Este pacto ratificado y sellado con la sangre del Cordero, permitió que Israel fuera salvo y bendecido en su propia tierra.
Moisés, intercesor
Citaremos ahora las trascendentales palabras con las que termina nuestro capítulo. Este párrafo es muy apropiado para abrir los ojos del pueblo sobre la necedad de sus pensamientos sobre Moisés, sobre ellos mismos y sobre Aquel que tan maravillosamente los había soportado en su negra incredulidad y atrevida rebelión: “Me postré, pues, delante de Jehová; cuarenta días y cuarenta noches estuve postrado, porque Jehová dijo que os había de destruir. Y oré a Jehová, diciendo: Oh Señor Jehová, no destruyas a tu pueblo y a tu heredad que has redimido con tu grandeza, que sacaste de Egipto con mano poderosa. Acuérdate de tus siervos Abraham, Isaac y Jacob; no mires a la dureza de este pueblo, ni a su impiedad ni a su pecado, no sea que digan los de la tierra de donde nos sacaste: Por cuanto no pudo Jehová introducirlos en la tierra que les había prometido, o porque los aborrecía, los sacó para matarlos en el desierto. Y ellos son tu pueblo y tu heredad, que sacaste con tu gran poder y con tu brazo extendido” (v. 25-29).
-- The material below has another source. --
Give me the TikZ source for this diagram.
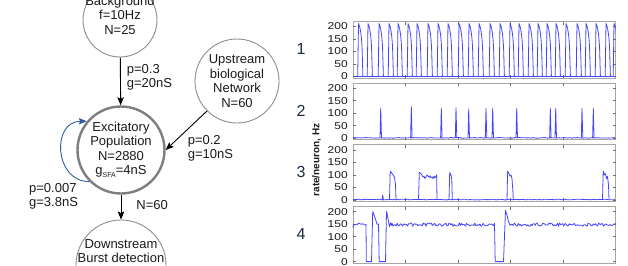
\documentclass[tikz,border=0pt]{standalone}
\usepackage{fontspec}
\setmainfont{Liberation Sans}
\usepackage{xcolor}
\definecolor{cRing}{HTML}{8C8C8C}
\definecolor{cText}{HTML}{1A1A1A}
\definecolor{cLoop}{HTML}{2E5E9E}
\definecolor{cTrace}{HTML}{4646FF}
\definecolor{cFrame}{HTML}{A6A6A6}
\definecolor{cTick}{HTML}{6E6E6E}
\definecolor{cNum}{HTML}{1B2A41}
\usepackage{tikz}
\usetikzlibrary{positioning,arrows.meta}
\tikzset{
  pop-node/.style={circle,draw=cRing,line width=0.9pt,inner sep=0pt},
  pop-main/.style={pop-node,line width=2.4pt,draw=cRing!90!black},
  pop-text/.style={align=center,text=cText,font=\fontsize{13}{14.5}\selectfont,inner sep=0pt},
  conn-label/.style={align=left,text=cText,font=\fontsize{13}{14.5}\selectfont,inner sep=1pt},
  arrow/.style={-{Stealth[length=8pt,width=6.5pt,inset=1.5pt]},line width=0.9pt,draw=black},
  arrow-loop/.style={arrow,draw=cLoop},
  frame/.style={draw=cFrame,line width=1pt},
  tick-mark/.style={draw=cTick,line width=0.6pt},
  tick-label/.style={anchor=east,inner sep=0pt,text=cText,
    font=\fontsize{10}{10}\selectfont,xscale=1.2,transform shape},
  panel-num/.style={text=cNum,font=\fontsize{16}{16}\selectfont},
  axis-label/.style={text=cText,font=\fontsize{10}{10}\selectfont\bfseries},
  trace/.style={draw=cTrace,line width=0.8pt,line join=round},
}

\begin{document}
\begin{tikzpicture}[x=1pt,y=-1pt]
  \useasboundingbox (0,0) rectangle (628,265);
  \pgfmathsetseed{11}
  % network
  \node[pop-node,minimum size=74pt] (bg) at (120,20) {};
  \node[pop-text] (bg-text) at (120,15) {Background\\f=10Hz\\N=25};
  \node[pop-node,pop-text,minimum size=84pt] (up) at (237,81) {Upstream\\biological\\Network\\N=60};
  \node[pop-main,pop-text,minimum size=87pt] (exc) at (121,150)
    {Excitatory\\Population\\N=2880\\g\raisebox{-3pt}{\fontsize{7}{7}\selectfont SFA}=4nS};
  \node[pop-node,minimum size=90pt] (down) at (121,265) {};
  \node[pop-text] (down-text) at (121,251) {Downstream\\Burst detection};

  \draw[arrow] (bg) -- node[conn-label,right=5pt,pos=0.42]{p=0.3\\g=20nS} (exc);
  \draw[arrow] (up.225) -- node[conn-label,pos=0.5,anchor=north west,xshift=0pt,yshift=-3pt]{p=0.2\\g=10nS} (exc.east);
  \draw[arrow] (exc) -- node[conn-label,right=14pt,pos=0.4]{N=60} (down);
  \draw[arrow-loop] (exc.225) to[out=180,in=180,looseness=1.5]
    node[conn-label,at start,anchor=north east,xshift=-10pt]{p=0.007\\g=3.8nS} (exc.140);

  % rate panels
  \node[axis-label,rotate=90] (ylab) at (316.5,160) {rate/neuron, Hz};
  \foreach \k/\z in {1/76.5,2/138.2,3/199.9,4/261.6}{
    \begin{scope}[shift={(353,\z)},y=0.25pt]
      \draw[frame] (0,-6) rectangle (262.5,220);
      \foreach \t in {52.5,105,157.5,210}
        \draw[tick-mark] (\t,-6) -- ++(0,12) (\t,220) -- ++(0,-12);
      \foreach \v in {0,50,...,200}{
        \draw[tick-mark] (0,\v) -- ++(3,0) (262.5,\v) -- ++(-3,0);
        \node[tick-label] (lab-\k-\v) at (-5,\v) {\v};
      }
      \node[panel-num] (num-\k) at (-52,110) {\k};
    \end{scope}
  }

  % 1: regular bursts
  \begin{scope}[shift={(353,76.5)},y=0.25pt]
    \clip (0,-6) rectangle (262.5,220);
    \draw[trace] (0,0) -- (262.5,0);
    \foreach \s in {5.5,15,26,36,45,55,64,75,85,95,106,116,126,137,147,157,166,176,185,194,203,213,224,233,243,253,261}
      \draw[trace] (\s-0.8,0) -- (\s,212) .. controls (\s+1.5,200) and (\s+3,170) .. (\s+3.6,110) -- (\s+4.4,0);
  \end{scope}

  % 2: sparse spikes
  \begin{scope}[shift={(353,138.2)},y=0.25pt]
    \draw[trace] plot[domain=0:262,samples=160] (\x,{3*rnd});
    \foreach \s/\h in {27.7/120,58.3/127,88.3/120,103/122,115.7/117,133/120,139.7/120,163.7/120,197.3/120,202.7/120,229/120,240.3/120}
      \draw[trace] (\s-0.7,0) -- (\s,\h) -- (\s+0.8,0);
  \end{scope}

  % 3: short bursts
  \begin{scope}[shift={(353,199.9)},y=0.25pt]
    \draw[trace] plot[domain=0:262,samples=160] (\x,{3*rnd});
    \draw[trace] (29,0) -- (29.7,20) -- (30.4,0);
    \draw[trace] (36.5,0) -- (37.2,115) -- (38.5,108) -- (40,100) -- (41.5,90) -- (42.5,60) -- (43,0);
    \draw[trace] (65.5,0) -- (66.3,110) -- (68,105) -- (70,92) -- (71,95) -- (72,85) -- (74,100) -- (75,95) -- (76,90)
      -- (77,97) -- (78,88) -- (79,92) -- (80,85) -- (81,95) -- (82,88) -- (83,95) -- (83.6,100) -- (84,0);
    \draw[trace] (96,0) -- (96.7,110) -- (98,100) -- (98.8,80) -- (99.3,0);
    \draw[trace] (154,0) -- (154.6,115) -- (156,105) -- (157,95) -- (158,100) -- (159,85) -- (159.8,40) -- (160.3,0);
    \draw[trace] (249.5,0) -- (250.2,115) -- (251.5,100) -- (252.5,105) -- (253.5,85) -- (254.5,95) -- (255.5,60) -- (256,0);
  \end{scope}

  % 4: sustained activity
  \begin{scope}[shift={(353,261.6)},y=0.25pt]
    \draw[trace] (0,135) -- plot[domain=0.5:13,samples=14] (\x,{150+10*(rnd-0.5)})
      -- (13.3,0) -- (18.5,0) -- (19.7,200) .. controls (21,190) and (22.5,170) .. (24,150) -- (25.5,150)
      -- (26.2,0) -- (32.5,0) -- (33.5,200) -- (34.5,185) -- (35.5,160) -- (36.5,140) -- (37.5,155) -- (38.5,145)
      -- plot[domain=39:141.5,samples=100] (\x,{148+14*(rnd-0.5)})
      -- (142.2,0) -- (150.5,0) -- (152.5,205) -- (154,185) -- (155.5,160) -- (157,145)
      -- plot[domain=158:262.5,samples=100] (\x,{148+14*(rnd-0.5)});
  \end{scope}
\end{tikzpicture}
\end{document}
¡Qué palabras tan maravillosas dirigidas por un ser humano a su Dios! ¡Qué poderosas súplicas en favor de Israel! ¡Qué abnegación! Moisés rehusó la dignidad que se le ofrecía de ser el fundador de una nación fuerte y más numerosa que Israel. Tan solo deseaba que Jehová fuera glorificado e Israel perdonado, bendecido e introducido en la tierra prometida. No podía soportar el pensamiento de que el glorioso nombre de Jehová, tan estimado a su corazón, fuera difamado. Tampoco podía asistir a la destrucción de Israel. Estas eran las dos cosas que él temía. No se preocupaba, en absoluto, de su propia honra. Este amado siervo solo se interesaba por la gloria de Dios y la salvación de su pueblo. En cuanto a su persona, a sus esperanzas e intereses, descansaba en la perfecta seguridad de que su bendición personal estaba unida a la gloria de Dios. ¡Nada podía separarlas!
¡Ah, cuán grato debió haber sido esto al corazón de Dios! ¡Cuán refrescantes debieron ser para él las ardientes y amantes súplicas de su siervo! Ellas estaban en armonía con sus pensamientos, mucho más que las acusaciones de Elías contra su pueblo, centenares de años después. ¡Cómo nos recuerdan al bendito ministerio de nuestro Sumo Sacerdote que vive para interceder por nosotros! ¡Su activa intervención no cesa ni un momento!
Es conmovedor observar cómo Moisés insiste en el hecho de que el pueblo era la herencia de Jehová y que fue Él quien lo sacó de la tierra de Egipto. Jehová le había dicho: “Tu pueblo que sacaste de Egipto” (v. 12). Pero Moisés dice: “Ellos son tu pueblo y tu heredad, que sacaste”. Esto es admirable. En realidad toda esta escena está llena de profundos detalles.